__What is asked__. Work out how many lines in the listing below include the word "matplotlib"; answer with the number alone.

= = = = =

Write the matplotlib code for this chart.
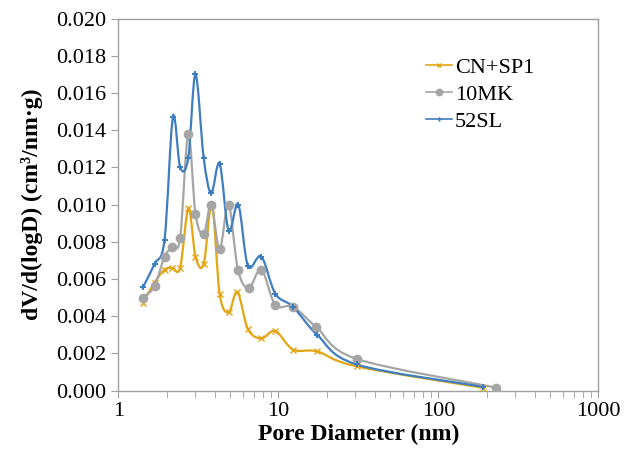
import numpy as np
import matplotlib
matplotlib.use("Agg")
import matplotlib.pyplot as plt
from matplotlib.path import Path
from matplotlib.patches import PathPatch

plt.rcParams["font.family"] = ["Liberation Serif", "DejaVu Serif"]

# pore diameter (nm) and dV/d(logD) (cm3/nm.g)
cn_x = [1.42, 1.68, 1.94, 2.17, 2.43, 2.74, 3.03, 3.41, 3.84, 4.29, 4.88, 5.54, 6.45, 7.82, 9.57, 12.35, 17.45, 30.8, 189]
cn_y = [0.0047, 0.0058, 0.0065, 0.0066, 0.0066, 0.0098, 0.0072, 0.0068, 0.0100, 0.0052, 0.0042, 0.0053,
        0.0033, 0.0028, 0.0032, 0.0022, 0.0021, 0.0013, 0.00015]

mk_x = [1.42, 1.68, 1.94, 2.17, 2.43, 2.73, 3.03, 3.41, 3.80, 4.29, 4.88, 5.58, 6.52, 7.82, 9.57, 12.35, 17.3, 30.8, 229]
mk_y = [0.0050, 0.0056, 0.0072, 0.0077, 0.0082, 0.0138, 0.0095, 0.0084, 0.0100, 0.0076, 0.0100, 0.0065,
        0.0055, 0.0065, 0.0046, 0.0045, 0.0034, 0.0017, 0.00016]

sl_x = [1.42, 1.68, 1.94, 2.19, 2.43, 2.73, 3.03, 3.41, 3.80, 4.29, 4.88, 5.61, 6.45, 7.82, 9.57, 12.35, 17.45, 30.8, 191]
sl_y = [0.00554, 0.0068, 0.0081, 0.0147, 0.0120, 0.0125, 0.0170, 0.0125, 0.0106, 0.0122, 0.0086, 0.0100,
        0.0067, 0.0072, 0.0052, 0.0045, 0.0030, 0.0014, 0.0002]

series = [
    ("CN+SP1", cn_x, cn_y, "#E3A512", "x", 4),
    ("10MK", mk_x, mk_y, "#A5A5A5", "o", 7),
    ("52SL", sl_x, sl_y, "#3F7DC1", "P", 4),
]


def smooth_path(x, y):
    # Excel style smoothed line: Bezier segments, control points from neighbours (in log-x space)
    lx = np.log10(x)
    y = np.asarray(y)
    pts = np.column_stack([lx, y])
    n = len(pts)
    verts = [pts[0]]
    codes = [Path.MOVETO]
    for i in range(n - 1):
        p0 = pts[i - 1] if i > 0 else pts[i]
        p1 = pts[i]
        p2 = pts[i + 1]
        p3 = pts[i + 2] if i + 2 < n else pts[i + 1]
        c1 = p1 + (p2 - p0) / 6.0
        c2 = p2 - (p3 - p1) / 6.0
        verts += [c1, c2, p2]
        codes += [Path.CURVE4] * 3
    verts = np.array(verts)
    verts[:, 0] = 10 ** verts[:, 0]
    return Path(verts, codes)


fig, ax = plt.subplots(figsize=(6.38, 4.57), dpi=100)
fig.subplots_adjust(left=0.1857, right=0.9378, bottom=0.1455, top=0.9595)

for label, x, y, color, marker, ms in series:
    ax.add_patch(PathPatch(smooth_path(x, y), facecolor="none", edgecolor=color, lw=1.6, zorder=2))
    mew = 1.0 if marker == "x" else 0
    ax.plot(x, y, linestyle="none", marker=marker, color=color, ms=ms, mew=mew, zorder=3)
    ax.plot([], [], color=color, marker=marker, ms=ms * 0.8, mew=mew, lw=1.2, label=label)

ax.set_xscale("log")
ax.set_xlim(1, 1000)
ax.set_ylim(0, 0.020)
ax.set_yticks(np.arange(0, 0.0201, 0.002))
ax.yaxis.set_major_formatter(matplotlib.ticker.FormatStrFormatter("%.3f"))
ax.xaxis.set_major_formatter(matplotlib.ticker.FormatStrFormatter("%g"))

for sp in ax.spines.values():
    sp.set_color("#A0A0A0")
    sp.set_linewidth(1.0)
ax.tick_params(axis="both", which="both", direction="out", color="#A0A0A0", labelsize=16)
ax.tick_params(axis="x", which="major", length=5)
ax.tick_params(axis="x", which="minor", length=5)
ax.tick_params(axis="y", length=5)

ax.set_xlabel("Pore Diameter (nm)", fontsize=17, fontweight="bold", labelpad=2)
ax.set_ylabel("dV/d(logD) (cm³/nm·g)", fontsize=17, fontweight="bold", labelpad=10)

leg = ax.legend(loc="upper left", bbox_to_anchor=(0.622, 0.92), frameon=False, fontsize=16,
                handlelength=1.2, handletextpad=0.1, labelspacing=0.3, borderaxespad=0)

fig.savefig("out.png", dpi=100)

= = = = =

__Solution for this problem__. 8